=== Exercise aim ===
Would you transcribe the whole listing exactly, minus its pictures?

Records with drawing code
——
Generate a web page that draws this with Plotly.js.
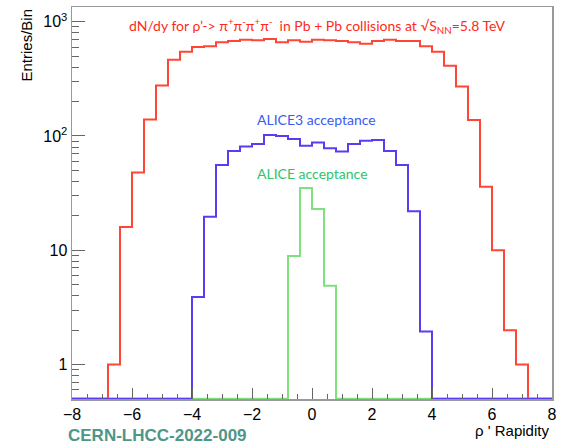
<!DOCTYPE html>
<html>
<head>
<meta charset="utf-8">
<script src="https://cdn.plot.ly/plotly-3.0.1.min.js"></script>
<style>html,body{margin:0;padding:0;background:#fff;}#chart{width:562px;height:448px;}</style>
</head>
<body>
<div id="chart"></div>
<script>
// Bin edges (rapidity), 40 bins of width 0.4 from -8 to 8
const binEdges = [-8.0,-7.6,-7.2,-6.8,-6.4,-6.0,-5.6,-5.2,-4.8,-4.4,-4.0,-3.6,-3.2,-2.8,-2.4,-2.0,-1.6,-1.2,-0.8,-0.4,
                  0.0,0.4,0.8,1.2,1.6,2.0,2.4,2.8,3.2,3.6,4.0,4.4,4.8,5.2,5.6,6.0,6.4,6.8,7.2,7.6,8.0];

// Entries per bin
const allCounts = [0,0,0,1,16,48,139,276,464,546,600,608,659,676,695,686,705,659,686,668,
                   695,686,677,659,641,677,695,677,677,608,546,411,271,138,36,10,2,1,0,0];
const alice3Counts = [0,0,0,0,0,0,0,0,0,0,3.9,19.6,55.7,74,81,85,102,100,94,82,
                      87.5,78,73,85,91,92,74,55.7,22,1.95,0,0,0,0,0,0,0,0,0,0];
const aliceCounts = [0,0,0,0,0,0,0,0,0,0,0,0,0,0,0,0,0,0,8.9,35,
                     23,4.9,0,0,0,0,0,0,0,0,0,0,0,0,0,0,0,0,0,0];

const yTickVals = [1,10,100,1000];
const yTickText = ['1','10','10<sup>2</sup>','10<sup>3</sup>'];
const xTickVals = [-8,-6,-4,-2,0,2,4,6,8];
const xTickText = ['\u22128','\u22126','\u22124','\u22122','0','2','4','6','8'];

const yMin = 0.5, yMax = 1343;
const floorVal = yMin * 1.003;

function stepTrace(counts, color) {
  const y = counts.map(v => v > 0 ? v : floorVal);
  y.push(y[y.length - 1]);
  return {
    x: binEdges, y: y, type: 'scatter', mode: 'lines',
    line: {shape: 'hv', color: color, width: 2},
    hoverinfo: 'skip', showlegend: false
  };
}

const data = [
  stepTrace(allCounts, '#ff4636'),
  stepTrace(aliceCounts, '#7fe07f'),
  stepTrace(alice3Counts, '#5a3cf2')
];

const W = 562, H = 448, L = 72, R = 10, T = 7, B = 49;
const pw = W - L - R, ph = H - T - B;
const px = x => (x - L) / pw;
const py = y => (H - B - y) / ph;

const layout = {
  width: W, height: H,
  margin: {l: L, r: R, t: T, b: B, pad: 0},
  paper_bgcolor: '#fff', plot_bgcolor: '#fff',
  font: {family: 'Liberation Sans, Arial, sans-serif', color: '#000', size: 15},
  xaxis: {
    range: [-8, 8], showgrid: false, zeroline: false,
    showline: true, mirror: true, linecolor: '#999', linewidth: 1.5,
    ticks: 'inside', ticklen: 11, tickcolor: '#666', tickwidth: 1,
    tickvals: xTickVals, ticktext: xTickText,
    tickfont: {size: 16, family: 'Liberation Sans, Arial, sans-serif'},
    minor: {ticks: 'inside', ticklen: 5, dtick: 0.5, tickcolor: '#666', tickwidth: 1, showgrid: false}
  },
  yaxis: {
    type: 'log', range: [Math.log10(yMin), Math.log10(yMax)],
    showgrid: false, zeroline: false,
    showline: true, mirror: true, linecolor: '#999', linewidth: 1.5,
    ticks: 'inside', ticklen: 13, tickcolor: '#666', tickwidth: 1,
    tickvals: yTickVals, ticktext: yTickText,
    tickfont: {size: 16, family: 'Liberation Sans, Arial, sans-serif'},
    minor: {ticks: 'inside', ticklen: 7, dtick: 'D1', tickcolor: '#666', tickwidth: 1, showgrid: false}
  },
  annotations: [
    {xref: 'paper', yref: 'paper', x: px(316.5), y: py(25), xanchor: 'center', yanchor: 'middle',
     showarrow: false, font: {family: 'Lato, sans-serif', size: 14, color: '#ff2a1a'},
     text: 'dN/dy for \u03c1\u2019-> \u03c0<sup>+</sup>\u03c0<sup>-</sup>\u03c0<sup>+</sup>\u03c0<sup>-</sup>  in Pb + Pb collisions at \u221aS<sub>NN</sub>=5.8 TeV'},
    {xref: 'paper', yref: 'paper', x: px(316), y: py(119), xanchor: 'center', yanchor: 'middle',
     showarrow: false, font: {family: 'Lato, sans-serif', size: 14, color: '#3a5af0'},
     text: 'ALICE3 acceptance'},
    {xref: 'paper', yref: 'paper', x: px(312), y: py(174), xanchor: 'center', yanchor: 'middle',
     showarrow: false, font: {family: 'Lato, sans-serif', size: 14, color: '#2ec46a'},
     text: 'ALICE acceptance'},
    {xref: 'paper', yref: 'paper', x: px(26), y: py(7), xanchor: 'center', yanchor: 'top',
     textangle: -90, showarrow: false, font: {size: 15, color: '#000'},
     text: 'Entries/Bin'},
    {xref: 'paper', yref: 'paper', x: px(551), y: py(430), xanchor: 'right', yanchor: 'middle',
     showarrow: false, font: {size: 15, color: '#000'},
     text: '\u03c1 \' Rapidity'},
    {xref: 'paper', yref: 'paper', x: px(66), y: py(435), xanchor: 'left', yanchor: 'middle',
     showarrow: false, font: {size: 17, color: '#4e9688', family: 'Liberation Sans, Arial, sans-serif', weight: 'bold'},
     text: '<b>CERN-LHCC-2022-009</b>'}
  ]
};

Plotly.newPlot('chart', data, layout, {staticPlot: true, displayModeBar: false});
</script>
</body>
</html>
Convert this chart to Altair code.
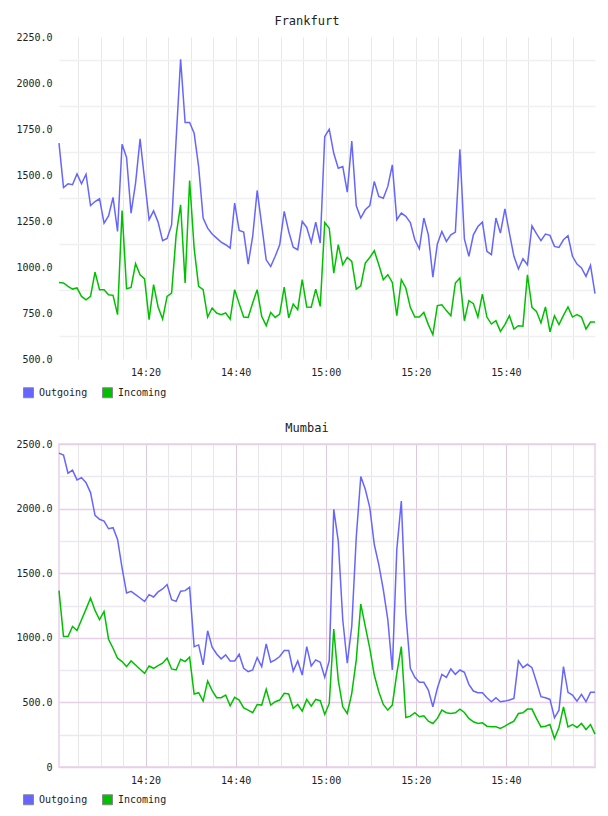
——
=== Final answer ===
Generate a web page that draws this with Plotly.js.
<!DOCTYPE html>
<html>
<head>
<meta charset="utf-8">
<script src="https://cdn.plot.ly/plotly-3.0.1.min.js"></script>
<style>html,body{margin:0;padding:0;background:#fff;}#chart{width:562px;height:448px;}</style>
</head>
<body>
<div id="chart"></div>
<script>
// Bin edges (rapidity), 40 bins of width 0.4 from -8 to 8
const binEdges = [-8.0,-7.6,-7.2,-6.8,-6.4,-6.0,-5.6,-5.2,-4.8,-4.4,-4.0,-3.6,-3.2,-2.8,-2.4,-2.0,-1.6,-1.2,-0.8,-0.4,
                  0.0,0.4,0.8,1.2,1.6,2.0,2.4,2.8,3.2,3.6,4.0,4.4,4.8,5.2,5.6,6.0,6.4,6.8,7.2,7.6,8.0];

// Entries per bin
const allCounts = [0,0,0,1,16,48,139,276,464,546,600,608,659,676,695,686,705,659,686,668,
                   695,686,677,659,641,677,695,677,677,608,546,411,271,138,36,10,2,1,0,0];
const alice3Counts = [0,0,0,0,0,0,0,0,0,0,3.9,19.6,55.7,74,81,85,102,100,94,82,
                      87.5,78,73,85,91,92,74,55.7,22,1.95,0,0,0,0,0,0,0,0,0,0];
const aliceCounts = [0,0,0,0,0,0,0,0,0,0,0,0,0,0,0,0,0,0,8.9,35,
                     23,4.9,0,0,0,0,0,0,0,0,0,0,0,0,0,0,0,0,0,0];

const yTickVals = [1,10,100,1000];
const yTickText = ['1','10','10<sup>2</sup>','10<sup>3</sup>'];
const xTickVals = [-8,-6,-4,-2,0,2,4,6,8];
const xTickText = ['\u22128','\u22126','\u22124','\u22122','0','2','4','6','8'];

const yMin = 0.5, yMax = 1343;
const floorVal = yMin * 1.003;

function stepTrace(counts, color) {
  const y = counts.map(v => v > 0 ? v : floorVal);
  y.push(y[y.length - 1]);
  return {
    x: binEdges, y: y, type: 'scatter', mode: 'lines',
    line: {shape: 'hv', color: color, width: 2},
    hoverinfo: 'skip', showlegend: false
  };
}

const data = [
  stepTrace(allCounts, '#ff4636'),
  stepTrace(aliceCounts, '#7fe07f'),
  stepTrace(alice3Counts, '#5a3cf2')
];

const W = 562, H = 448, L = 72, R = 10, T = 7, B = 49;
const pw = W - L - R, ph = H - T - B;
const px = x => (x - L) / pw;
const py = y => (H - B - y) / ph;

const layout = {
  width: W, height: H,
  margin: {l: L, r: R, t: T, b: B, pad: 0},
  paper_bgcolor: '#fff', plot_bgcolor: '#fff',
  font: {family: 'Liberation Sans, Arial, sans-serif', color: '#000', size: 15},
  xaxis: {
    range: [-8, 8], showgrid: false, zeroline: false,
    showline: true, mirror: true, linecolor: '#999', linewidth: 1.5,
    ticks: 'inside', ticklen: 11, tickcolor: '#666', tickwidth: 1,
    tickvals: xTickVals, ticktext: xTickText,
    tickfont: {size: 16, family: 'Liberation Sans, Arial, sans-serif'},
    minor: {ticks: 'inside', ticklen: 5, dtick: 0.5, tickcolor: '#666', tickwidth: 1, showgrid: false}
  },
  yaxis: {
    type: 'log', range: [Math.log10(yMin), Math.log10(yMax)],
    showgrid: false, zeroline: false,
    showline: true, mirror: true, linecolor: '#999', linewidth: 1.5,
    ticks: 'inside', ticklen: 13, tickcolor: '#666', tickwidth: 1,
    tickvals: yTickVals, ticktext: yTickText,
    tickfont: {size: 16, family: 'Liberation Sans, Arial, sans-serif'},
    minor: {ticks: 'inside', ticklen: 7, dtick: 'D1', tickcolor: '#666', tickwidth: 1, showgrid: false}
  },
  annotations: [
    {xref: 'paper', yref: 'paper', x: px(316.5), y: py(25), xanchor: 'center', yanchor: 'middle',
     showarrow: false, font: {family: 'Lato, sans-serif', size: 14, color: '#ff2a1a'},
     text: 'dN/dy for \u03c1\u2019-> \u03c0<sup>+</sup>\u03c0<sup>-</sup>\u03c0<sup>+</sup>\u03c0<sup>-</sup>  in Pb + Pb collisions at \u221aS<sub>NN</sub>=5.8 TeV'},
    {xref: 'paper', yref: 'paper', x: px(316), y: py(119), xanchor: 'center', yanchor: 'middle',
     showarrow: false, font: {family: 'Lato, sans-serif', size: 14, color: '#3a5af0'},
     text: 'ALICE3 acceptance'},
    {xref: 'paper', yref: 'paper', x: px(312), y: py(174), xanchor: 'center', yanchor: 'middle',
     showarrow: false, font: {family: 'Lato, sans-serif', size: 14, color: '#2ec46a'},
     text: 'ALICE acceptance'},
    {xref: 'paper', yref: 'paper', x: px(26), y: py(7), xanchor: 'center', yanchor: 'top',
     textangle: -90, showarrow: false, font: {size: 15, color: '#000'},
     text: 'Entries/Bin'},
    {xref: 'paper', yref: 'paper', x: px(551), y: py(430), xanchor: 'right', yanchor: 'middle',
     showarrow: false, font: {size: 15, color: '#000'},
     text: '\u03c1 \' Rapidity'},
    {xref: 'paper', yref: 'paper', x: px(66), y: py(435), xanchor: 'left', yanchor: 'middle',
     showarrow: false, font: {size: 17, color: '#4e9688', family: 'Liberation Sans, Arial, sans-serif', weight: 'bold'},
     text: '<b>CERN-LHCC-2022-009</b>'}
  ]
};

Plotly.newPlot('chart', data, layout, {staticPlot: true, displayModeBar: false});
</script>
</body>
</html>
Convert this chart to Altair code.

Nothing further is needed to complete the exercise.